We're all just rats in cages - and Cory Doctorow knows it Guiheadz

I just stumbled across this piece of Cory Doctorow and it’s an excellent read!

And important for anyone interested in the sneaky ways the incredibly adaptive forces of un-controlled capitalism exploit our cognitive weaknesses to influence our behaviour. Doctorow is one of the few people I know who really understand (and can express) the awe-inspiring qualities of the dopamine net we are all entangled in and how ubiquitous it is in controlling our behaviour – both off and on-line. But… I think he’s made a minor (and extremely forgivable) mistake in how he applied the concept of ‘reinforcement schedules.

So firstly, go have a read of Cory Doctorow’s article on ‘Persuasion, Adaptation, and the Arms Race for Your Attention’.

Good stuff eh? And he’s bang on point with almost all of that. But let’s talk about reinforcement schedules for a minute.

A reinforcement schedule describes how often you get a reward in response to an action. Eg: a payout when pulling the lever on a slot-machine (or a food pellet for pulling the lever in a cage – same thing). If you get a reward every time you pull the lever – that’s continual reinforcement. And leads to a certain level of learnt response and resulting behaviour. However things get interesting when you manipulate the relationship between lever pulls and rewards. You can vary the interval of rewards (ie: a reward every minute – regardless of lever pulls) or the ratio of rewards (ie: a reward for every 5 lever pulls). Each results in quite different patterns of behaviour. And one specific ratio has really interesting properties. One weird trick, you might say… If you don’t know when the next reward is coming – but it’s somehow related to how often you pull the lever – what are you going to do? You are going to mash that lever as often as possible. Ie: an intermittent reward ratio results in really high intensity responding.

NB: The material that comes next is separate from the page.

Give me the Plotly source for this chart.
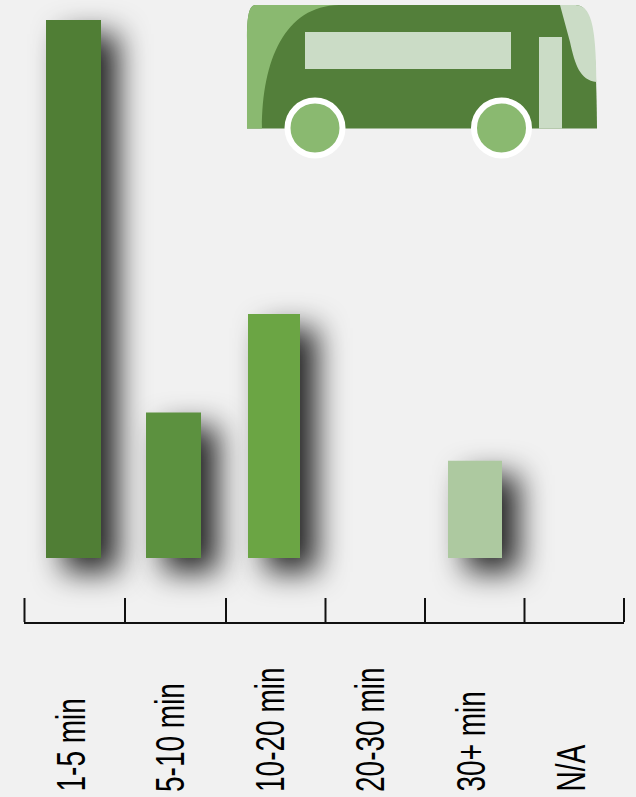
import plotly.graph_objects as go

categories = ["1-5 min", "5-10 min", "10-20 min", "20-30 min", "30+ min", "N/A"]
values = [52.5, 14.2, 23.8, 0, 9.5, 0]
bar_colors = ["#507e35", "#5c913f", "#6ba544", "#6ba544", "#adc9a0", "#adc9a0"]
bar_widths = [0.55, 0.55, 0.52, 0.52, 0.54, 0.54]
bar_offsets = [-0.28, -0.28, -0.26, -0.26, -0.26, -0.26]
tick_px = [24.5, 125, 226, 325.5, 425, 524.5, 624]

W, H = 636, 797
BG = "#f1f1f1"
DARK, LIGHT, PALE = "#537f3a", "#8ab970", "#cbdcc6"
AXIS = "#111111"


def px(x):
    return x / W


def py(y):
    return 1 - y / H


def path(cmds):
    out = []
    for c in cmds:
        nums = [px(v) if i % 2 == 0 else py(v) for i, v in enumerate(c[1:])]
        out.append(c[0] + " " + " ".join(f"{n:.5f}" for n in nums))
    return " ".join(out) + " Z"


def pshape(cmds, color):
    return dict(type="path", xref="paper", yref="paper", path=path(cmds),
                fillcolor=color, line=dict(width=0), layer="above")


def rect(x0, y0, x1, y1, color):
    return dict(type="rect", xref="paper", yref="paper", x0=px(x0), x1=px(x1), y0=py(y0), y1=py(y1),
                fillcolor=color, line=dict(width=0), layer="above")


def wheel(cx, cy, r):
    return dict(type="circle", xref="paper", yref="paper", x0=px(cx - r), x1=px(cx + r),
                y0=py(cy + r), y1=py(cy - r), fillcolor=LIGHT,
                line=dict(color="white", width=6), layer="above")


bus = [
    pshape([("M", 247, 128.5), ("L", 247, 40), ("C", 247, 15, 249, 5, 256, 5), ("L", 574, 5),
            ("C", 590, 5, 596, 18, 597, 128.5)], DARK),
    pshape([("M", 247, 128.5), ("L", 247, 40), ("C", 247, 15, 249, 5, 256, 5), ("L", 339, 5),
            ("C", 285, 6, 262, 60, 262, 128.5)], LIGHT),
    pshape([("M", 560, 5), ("L", 574, 5), ("C", 590, 5, 596, 20, 596.5, 82),
            ("C", 580, 80, 575, 65, 570, 42)], PALE),
    rect(305, 32, 511, 69, PALE),
    rect(539, 37, 562, 128.5, PALE),
    wheel(315, 128, 27.5),
    wheel(501.5, 128, 27.5),
]

ticks = [dict(type="line", xref="paper", yref="paper", x0=px(t), x1=px(t), y0=py(598), y1=py(622),
              line=dict(color=AXIS, width=2), layer="above") for t in tick_px]

fig = go.Figure(go.Bar(x=categories, y=values, marker=dict(color=bar_colors, line=dict(width=0)),
                       width=bar_widths, offset=bar_offsets, hoverinfo="skip"))

labels = [dict(x=c, xref="x", xshift=-4, y=py(794), yref="paper", yanchor="bottom", xanchor="center",
               text=c, textangle=-90, showarrow=False,
               font=dict(family="Liberation Sans", size=40, color="#000000"))
          for c in categories]

fig.update_layout(
    width=W, height=H, autosize=False, showlegend=False,
    margin=dict(l=0, r=0, t=0, b=0, pad=0),
    paper_bgcolor=BG, plot_bgcolor=BG,
    shapes=bus + ticks, annotations=labels,
    xaxis=dict(domain=[px(24), px(624)], type="category", categoryorder="array", categoryarray=categories,
               range=[-0.5, 5.5], ticks="", showline=True, linewidth=2, linecolor=AXIS,
               showticklabels=False, showgrid=False, zeroline=False),
    yaxis=dict(domain=[py(622), 1], range=[-6.24, 54.44], visible=False, showgrid=False, zeroline=False),
)

post = """
document.documentElement.style.margin='0';
document.body.style.margin='0';
document.body.style.background='#f1f1f1';
document.querySelectorAll('.bars .point path').forEach(function(p){
  p.style.filter='drop-shadow(17px 14px 15px rgba(0,0,0,0.85))';
});
document.querySelectorAll('.annotation-text').forEach(function(t){
  var L=t.getComputedTextLength(), k=0.70, n=L*k;
  t.setAttribute('textLength', n);
  t.setAttribute('lengthAdjust','spacingAndGlyphs');
  t.setAttribute('x', parseFloat(t.getAttribute('x'))-(L-n)/2);
});
"""
fig.write_html("out.html", post_script=post, config=dict(displayModeBar=False))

Think loot boxes, slot machines, or compulsively checking yr email or your phone for new notifications.

So not knowing when the next reward is coming (intermittent reinforcement) leads to remarkable increases in the levels of reward-generating behaviour.

But then Doctorow asserts:

“…Behavioral marketers know that they can prolong the efficacy of these techniques with “intermittent reinforcement” (that is, using each technique sparingly, at random intervals, which make them more resistant to our ability to grow accustomed to them),…”

Which is kind of a little bit of a mis-use of the term. Intermittent reinforcement specifically refers to the relationship of a reward as the result of an action in a given scenario (there is actually some more complexity here about conditioning stimuli etc… but let’s not get into that right now). Here Doctorow is suggesting it refers to how often the entire scenario is presented which is something that the concept doesn’t really talk about. So in all likelihood, he is right in that only occasionally presenting the specific situation where this kind of reinforcement occurs is likely to result in less learning and lower levels of response. Sure. But this is likely to be due to the fact that people learn less because their exposed to the relationship less – NOT because they learn abou the relationship and their behaviour is shaped accordingly.

Anyway – it’s a trivial and understandable mis-reading of the psych literature. And he is totally on point in terms of the implications in tech design, media and the attention economy.